2) The use of near-IR information  will not only add more features to the cameras, but also  introduce new applications, e.g. face recognition in mobile phones, measurement of distances, etc.
3) Imagers are no longer mainly used for making beautiful images, but more and more applications are being created to use image sensors for totally other functions.  Examples are the time-of-flight applications, the auto focus pixels, use in autonomous driving cars, etc.


Where do you foresee the market for VR in the next 5 years is headed?

My thoughts are image sensors will become faster with a better signal-to-noise ratio, etc.  Their performance will increase and that means that their application field will expand again, mainly towards harsh environments.  Whether it is VR or another application they will all benefit by higher sensor performance.  In the case of semiconductors : more applications fields will lead to higher volumes, higher volumes will lead to lower prices, lower prices will lead to more application fields, … (the circle is closed).
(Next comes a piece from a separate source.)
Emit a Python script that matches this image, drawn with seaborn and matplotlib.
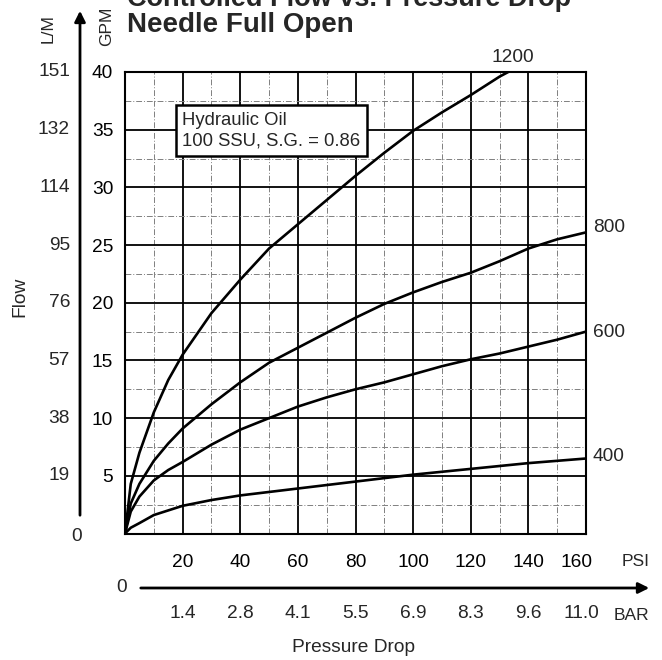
import numpy as np
import pandas as pd
import matplotlib
matplotlib.use("Agg")
import matplotlib.pyplot as plt
import matplotlib.transforms as mtransforms
import seaborn as sns

################################################
#                 Data
################################################
psi = [0, 2, 5, 10, 15, 20, 30, 40, 50, 60, 70, 80, 90, 100, 110, 120, 130, 140, 150, 160]
psi_1200 = [0, 2, 5, 10, 15, 20, 30, 40, 50, 60, 70, 80, 90, 100, 110, 120, 130, 133]

gpm_1200 = [0, 4.3, 7.0, 10.5, 13.3, 15.5, 19.1, 22.0, 24.7, 26.8, 28.9, 31.0, 33.0, 34.9, 36.5, 38.0, 39.6, 40.0]
gpm_800 = [0, 2.6, 4.3, 6.3, 7.8, 9.1, 11.2, 13.1, 14.8, 16.1, 17.4, 18.7, 19.9, 20.9, 21.8, 22.6, 23.6, 24.7, 25.5, 26.1]
gpm_600 = [0, 1.9, 3.2, 4.6, 5.5, 6.2, 7.7, 9.0, 10.0, 11.0, 11.8, 12.5, 13.1, 13.8, 14.5, 15.1, 15.6, 16.2, 16.8, 17.5]
gpm_400 = [0, 0.5, 0.9, 1.6, 2.0, 2.4, 2.9, 3.3, 3.6, 3.9, 4.2, 4.5, 4.8, 5.1, 5.35, 5.6, 5.85, 6.1, 6.3, 6.5]

psi_ticks = [0, 20, 40, 60, 80, 100, 120, 140, 160]
psi_labels = ["", "20", "40", "60", "80", "100", "120", "140", "160"]
bar_labels = ["1.4", "2.8", "4.1", "5.5", "6.9", "8.3", "9.6", "11.0"]
gpm_ticks = [0, 5, 10, 15, 20, 25, 30, 35, 40]
gpm_labels = ["", "5", "10", "15", "20", "25", "30", "35", "40"]
lm_labels = ["0", "19", "38", "57", "76", "95", "114", "132", "151"]

# curve names at the right end of each curve
curve_names = ["800", "600", "400"]
curve_label_y = [26.5, 17.4, 6.7]

df = pd.concat([
    pd.DataFrame({"psi": psi_1200, "gpm": gpm_1200, "ssu": "1200"}),
    pd.DataFrame({"psi": psi, "gpm": gpm_800, "ssu": "800"}),
    pd.DataFrame({"psi": psi, "gpm": gpm_600, "ssu": "600"}),
    pd.DataFrame({"psi": psi, "gpm": gpm_400, "ssu": "400"}),
])

################################################
#                 Figure
################################################
sns.set_style("white")
plt.rcParams["font.family"] = ["Liberation Sans", "DejaVu Sans"]
FS = 13.8

W, H = 662, 660
fig = plt.figure(figsize=(W / 100, H / 100), dpi=100)
x0, x1, ytop, ybot = 125, 586, 72, 533.5
ax = fig.add_axes([x0 / W, 1 - ybot / H, (x1 - x0) / W, (ybot - ytop) / H])

sns.lineplot(data=df, x="psi", y="gpm", units="ssu", estimator=None,
             color="black", lw=1.9, ax=ax, sort=False)

ax.set_xlim(0, 160)
ax.set_ylim(0, 40)
ax.set_xticks(psi_ticks)
ax.set_xticklabels(psi_labels, fontsize=FS)
ax.set_yticks(gpm_ticks)
ax.set_yticklabels(gpm_labels, fontsize=FS)
ax.set_xticks(np.arange(10, 160, 20), minor=True)
ax.set_yticks(np.arange(2.5, 40, 5), minor=True)
ax.tick_params(which="minor", length=0)
ax.tick_params(axis="y", which="major", length=7, width=1.2, pad=1.5, colors="black")
ax.tick_params(axis="x", which="major", length=8, width=1.2, pad=7, colors="black")
ax.grid(which="major", color="black", lw=1.3)
ax.grid(which="minor", color="0.5", lw=0.7, ls=(0, (6, 2, 1, 2)))
ax.set_axisbelow(True)
for s in ax.spines.values():
    s.set_visible(True)
    s.set_color("black")
    s.set_linewidth(1.5)
ax.set_xlabel("")
ax.set_ylabel("")

# the last PSI label sits a little left of its tick in the original
last = ax.get_xticklabels()[-1]
last.set_transform(last.get_transform() +
                   mtransforms.ScaledTranslation(-9 / 100, 0, fig.dpi_scale_trans))

# oil spec box
ax.text(19.8, 34.9, "Hydraulic Oil\n100 SSU, S.G. = 0.86", ha="left", va="center",
        fontsize=13.3, linespacing=1.3,
        bbox=dict(boxstyle="square,pad=0.35", fc="white", ec="black", lw=1.8))

# curve labels
ax.text(134.5, 40.5, "1200", ha="center", va="bottom", fontsize=FS, clip_on=False)
for name, yv in zip(curve_names, curve_label_y):
    ax.text(162.3, yv, name, ha="left", va="center", fontsize=FS, clip_on=False)

# title (top line cut off by the page edge)
fig.text(127 / W, 1 - 6 / H, "Controlled Flow vs. Pressure Drop", fontsize=19.5,
         weight="bold", va="baseline", ha="left")
fig.text(127 / W, 1 - 32 / H, "Needle Full Open", fontsize=20,
         weight="bold", va="baseline", ha="left")

# left side: L/M scale with arrow, GPM and Flow labels
ty = mtransforms.blended_transform_factory(fig.transFigure, ax.transData)
for v, lab in zip(gpm_ticks[1:], lm_labels[1:]):
    fig.text(70 / W, v, lab, ha="right", va="center", fontsize=FS, transform=ty)
fig.text(77 / W, -0.3, lm_labels[0], ha="center", va="center", fontsize=FS, transform=ty)
ax.annotate("", xy=(80, H - 8), xytext=(80, H - 518), xycoords="figure pixels",
            textcoords="figure pixels",
            arrowprops=dict(arrowstyle="-|>", lw=2, color="black", mutation_scale=16))
fig.text(48 / W, 1 - 29 / H, "L/M", rotation=90, ha="center", va="center", fontsize=12.5)
fig.text(107 / W, 1 - 26 / H, "GPM", rotation=90, ha="center", va="center", fontsize=12.5)
fig.text(20 / W, 1 - 297 / H, "Flow", rotation=90, ha="center", va="center", fontsize=FS)

# bottom: PSI unit, BAR scale with arrow, axis title
tx = mtransforms.blended_transform_factory(ax.transData, fig.transFigure)
fig.text(636 / W, 1 - 562 / H, "PSI", ha="center", va="center", fontsize=12.5)
fig.text(122 / W, 1 - 588 / H, "0", ha="center", va="center", fontsize=FS)
ax.annotate("", xy=(652, H - 588), xytext=(138, H - 588), xycoords="figure pixels",
            textcoords="figure pixels",
            arrowprops=dict(arrowstyle="-|>", lw=2, color="black", mutation_scale=16))
for v, lab in zip(psi_ticks[1:], bar_labels):
    dx = -1.5 if lab == "11.0" else 0
    fig.text(v + dx, 1 - 614 / H, lab, ha="center", va="center", fontsize=FS, transform=tx)
fig.text(631 / W, 1 - 616 / H, "BAR", ha="center", va="center", fontsize=12.5)
fig.text(354 / W, 1 - 648 / H, "Pressure Drop", ha="center", va="center", fontsize=FS)

fig.savefig("out.png", dpi=100, facecolor="white")
plt.close(fig)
What can the attendees look to gain by hearing your presentation at the conference?

Technically : I will explain on a technical basis the performance difference between monolithic CMOS devices and hybrid image sensors.  But next to that, I will show the audience the great promises made by several companies that announced to replace silicon imagers (CCDs or CMOS) by a hybrid solution all failed (if they were applied in that part of the spectrum to which silicon is sensitive to).  So let that be lesson for the future if again new announcements (like the ones we had in the past) are being made.


What are you most looking forward to at the Image Sensors Europe conference?

For me the networking is the greatest benefit.